Planck constraints on neutrino isocurvature density perturbations

TL;DR

This paper uses Planck and other cosmological data to constrain neutrino isocurvature density perturbations and the effective number of relativistic species, finding no evidence for isocurvature modes and tightening bounds on N_eff.

Contribution

It provides new observational constraints on neutrino isocurvature perturbations and the effective number of neutrino species using recent cosmological data.

Findings

No significant neutrino isocurvature component detected.

Constraints on N_eff are tightened, favoring standard values.
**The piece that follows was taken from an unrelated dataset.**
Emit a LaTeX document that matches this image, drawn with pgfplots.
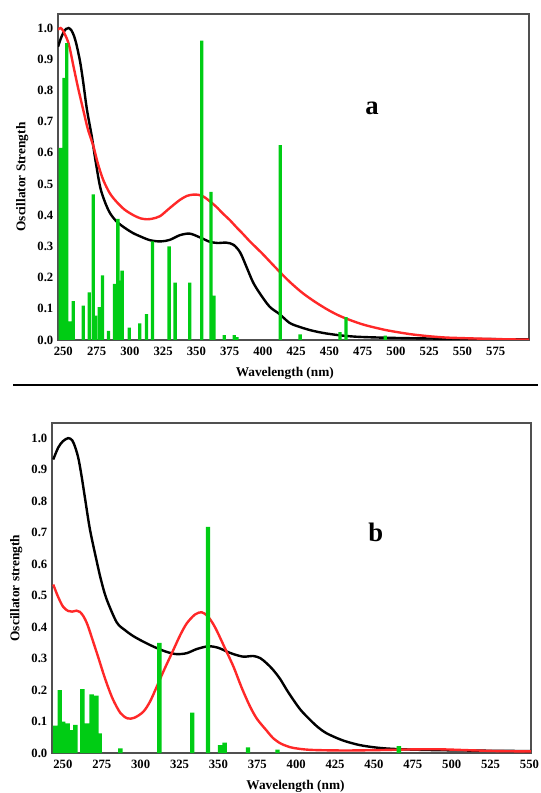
\documentclass[border=0pt]{standalone}
\usepackage{fontspec}
\setmainfont{Liberation Serif}
\usepackage{pgfplots}
\pgfplotsset{compat=1.18}
\definecolor{barg}{RGB}{0,204,20}
\definecolor{redl}{RGB}{255,40,40}
\definecolor{frame}{RGB}{80,80,80}
\pgfplotsset{
  common/.style={
    scale only axis,
    ymin=0,
    axis line style={draw=frame, line width=0.9pt},
    major tick length=0pt,
    ytick={0,0.1,...,1.0},
    yticklabel style={/pgf/number format/.cd, fixed, fixed zerofill, precision=1},
    xticklabel style={yshift=-1.5pt, /pgf/number format/.cd, fixed, precision=0, set thousands separator={}},
    /pgf/number format/assume math mode=true,
    ticklabel style={font=\bfseries\fontsize{9.5}{11}\selectfont},
    label style={font=\bfseries\fontsize{10}{12}\selectfont},
    xlabel={Wavelength (nm)},
    clip=true,
  }
}
\begin{document}
\begin{tikzpicture}
\path[use as bounding box] (0,0) rectangle (405pt,594.75pt);
% ---------- panel a ----------
\begin{axis}[common,
  at={(43.5pt,339.75pt)}, anchor=south west,
  width=353.25pt, height=244.5pt,
  xmin=246, xmax=600, ymax=1.045,
  xtick={250,275,...,575},
  ylabel={Oscillator Strength},
  xlabel style={xshift=-6.5pt, yshift=-2pt},
]
\addplot[black, line width=1.8pt, smooth] coordinates {
(246,0.94) (248,0.965) (250,0.985) (252,0.997) (254,1.0) (256,0.993) (258,0.975)
(260,0.945) (262.7,0.89) (265,0.825) (267.7,0.74) (271.5,0.65) (274,0.58)
(277.7,0.49) (281.5,0.44) (285.2,0.406) (290,0.38) (296,0.36) (302.7,0.342)
(309,0.33) (315,0.32) (322.7,0.316) (330,0.321) (337.6,0.336) (345,0.341)
(352.6,0.329) (360,0.315) (366,0.311) (372.6,0.312) (378,0.305) (383,0.28)
(387.6,0.235) (392.6,0.185) (397.6,0.15) (405,0.107) (412.5,0.083) (420,0.055)
(427.5,0.042) (437,0.03) (447.5,0.021) (460,0.014) (472.5,0.01) (495,0.007)
(522,0.005) (560,0.003) (600,0.002)};
\addplot[redl, line width=1.8pt, smooth] coordinates {
(246,0.995) (248,1.0) (250,0.99) (254,0.95) (257.7,0.876) (261,0.81) (265,0.737)
(268.5,0.675) (272.7,0.62) (276,0.565) (280,0.513) (285,0.47) (290,0.443)
(296,0.418) (302.7,0.40) (308,0.39) (312.7,0.387) (317,0.389) (322.7,0.397)
(330,0.423) (337.6,0.449) (343,0.462) (347.6,0.466) (352,0.465) (356,0.458)
(360,0.445) (365,0.427) (370,0.405) (375,0.385) (380,0.362) (385,0.34)
(390,0.317) (395,0.296) (400,0.275) (410,0.23) (420,0.187) (430,0.15)
(440,0.12) (450,0.094) (460,0.073) (475,0.05) (490,0.034) (500,0.026)
(512,0.018) (525,0.012) (537,0.008) (550,0.006) (575,0.003) (600,0.001)};
\addplot[ybar, bar width=2.5pt, bar shift=0pt, fill=barg, draw=none] coordinates {
(247.8,0.616) (249.2,0.16) (250.5,0.84) (252.6,0.952) (255,0.06) (257.5,0.125)
(265,0.11) (269.5,0.153) (272.5,0.467) (274.2,0.078) (277,0.105) (279.5,0.207)
(284,0.029) (288.5,0.18) (291,0.388) (292.5,0.19) (294.2,0.222) (299.5,0.04)
(307.5,0.053) (312.5,0.083) (317,0.316) (329.5,0.30) (334,0.184) (345,0.184)
(354,0.96) (361,0.475) (363.2,0.142) (371,0.016) (378.5,0.016) (380.5,0.009)
(413,0.625) (428,0.018) (458,0.025) (462.5,0.073) (492,0.014)};
\node[font=\bfseries\fontsize{20}{24}\selectfont] at (rel axis cs:0.667,0.712) {a};
\end{axis}
\draw[black, line width=0.9pt] (9.75pt,306pt) -- (403.5pt,306pt);
% ---------- panel b ----------
\begin{axis}[common,
  at={(39pt,30pt)}, anchor=south west,
  width=359.25pt, height=247.5pt,
  xmin=243, xmax=551, ymax=1.048,
  xtick={250,275,...,550},
  ylabel={Oscillator strength},
  xlabel style={xshift=3pt, yshift=-2.5pt},
]
\addplot[black, line width=1.8pt, smooth] coordinates {
(243.8,0.932) (247,0.97) (250,0.99) (253.4,1.0) (256,0.993) (258,0.97) (260,0.935)
(262,0.88) (264.2,0.81) (267.4,0.71) (271.7,0.61) (274.5,0.55) (278,0.49) (284.6,0.415)
(290,0.39) (295,0.372) (300,0.358) (306,0.343) (311,0.332) (316.8,0.321) (323,0.314)
(329.6,0.317) (336,0.33) (343.6,0.339) (350,0.334) (355,0.323) (359.7,0.314) (366,0.306)
(372.5,0.308) (377,0.301) (381,0.285) (385,0.265) (389.7,0.235) (394,0.2) (398.3,0.168)
(403,0.136) (409,0.105) (414,0.082) (419.8,0.062) (430,0.04) (441,0.025)
(452,0.017) (462.7,0.013) (480,0.01) (505.6,0.008) (530,0.007) (551,0.006)};
\addplot[redl, line width=1.8pt, smooth] coordinates {
(243.8,0.535) (247,0.495) (250.2,0.464) (253.4,0.451) (256,0.449) (258.8,0.452)
(261,0.448) (263.5,0.432) (266,0.405) (269.5,0.353) (273,0.3) (276,0.253)
(279,0.21) (282.4,0.168) (287,0.127) (291.5,0.11) (296,0.112) (301.7,0.131)
(306,0.163) (310.3,0.21) (315,0.263) (321,0.327) (325.5,0.375) (329.7,0.412)
(335,0.44) (339.3,0.447) (343,0.435) (346,0.415) (349,0.388) (354,0.335)
(359.7,0.274) (365,0.207) (370.4,0.147) (375,0.107) (381.2,0.07) (385,0.048)
(389.7,0.031) (394,0.022) (398.3,0.016) (409,0.01) (430,0.008) (450,0.009)
(470,0.011) (490,0.012) (510,0.009) (530,0.006) (551,0.005)};
\addplot[ybar, bar width=3.3pt, bar shift=0pt, fill=barg, draw=none] coordinates {
(245,0.087) (248,0.2) (250.2,0.1) (253,0.094) (255.5,0.073) (258,0.089)
(262.5,0.203) (265.5,0.094) (268.5,0.186) (271.5,0.182) (273.6,0.062)
(287,0.015) (312,0.35) (333.2,0.128) (343.3,0.718) (351,0.025) (354,0.033)
(369,0.018) (388,0.011) (466,0.022)};
\node[font=\bfseries\fontsize{20}{24}\selectfont] at (rel axis cs:0.676,0.67) {b};
\end{axis}
\end{tikzpicture}
\end{document}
Non-standard N_eff indications are further relaxed.

Abstract

The recent Cosmic Microwave Background data from the Planck satellite experiment, when combined with HST determinations of the Hubble constant, are compatible with a larger, non-standard, number of relativistic degrees of freedom at recombination, parametrized by the neutrino effective number $N_{eff}$. In the curvaton scenario, a larger value for $N_{eff}$ could arise from a non-zero neutrino chemical potential connected to residual neutrino isocurvature density (NID) perturbations after the decay of the curvaton field, parametrized by the amplitude $\alpha^{NID}$. Here we present new constraints on $N_{eff}$ and $\alpha^{NID}$ from an analysis of recent cosmological data. We found that the Planck+WP dataset does not show any indication for a neutrino isocurvature component, severly constraining its amplitude, and that current indications for a non-standard $N_{eff}$ are further relaxed.